Penegakan hukum, menurut dia, barulah tahap awal yang memang harus dilakukan dalam upaya penanganan kabut asap. Namun, akar masalah kebakaran hutan selama ini, yaitu ekspansi dan pembukaan lahan gambut, malah justru belum tertangani.
Ke depannya, pemerintah juga harus melakukan perlindungan lahan gambut secara total.
"Antara deforestasi, pembukaan lahan gambut, dan kebakaran lahan, ada link-nya di situ," kata Annisa.
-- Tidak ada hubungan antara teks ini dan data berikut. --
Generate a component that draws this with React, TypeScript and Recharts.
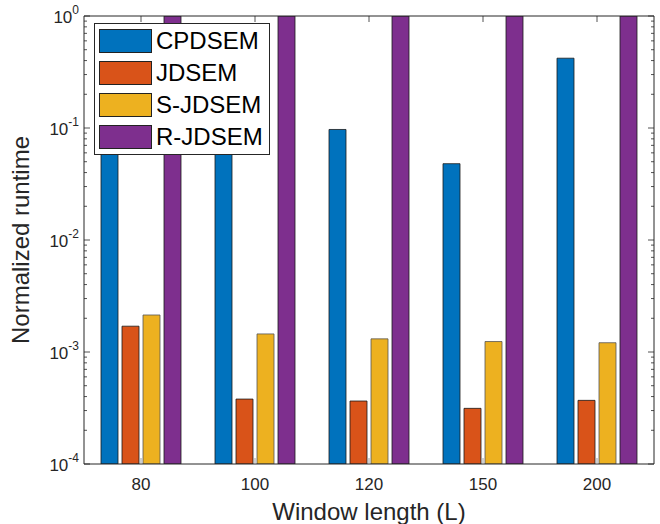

Yang dia khawatirkan, proses penyidikan dan investigasi memerlukan waktu sehingga, seperti yang biasanya terjadi, kasus akan lenyap saat kabut asap juga hilang. Butuh cara-cara detail menyelesaikan permasalahan kebakaran hutan.
Moratorium pemberian izin terhadap hutan primer atau lahan gambut yang berlaku selama ini, dalam pandangannya, tidak melindungi lahan gambut sebagai ekosistem besar yang saling berhubungan, tetapi hanya bagian dari wilayah-wilayah terbatas.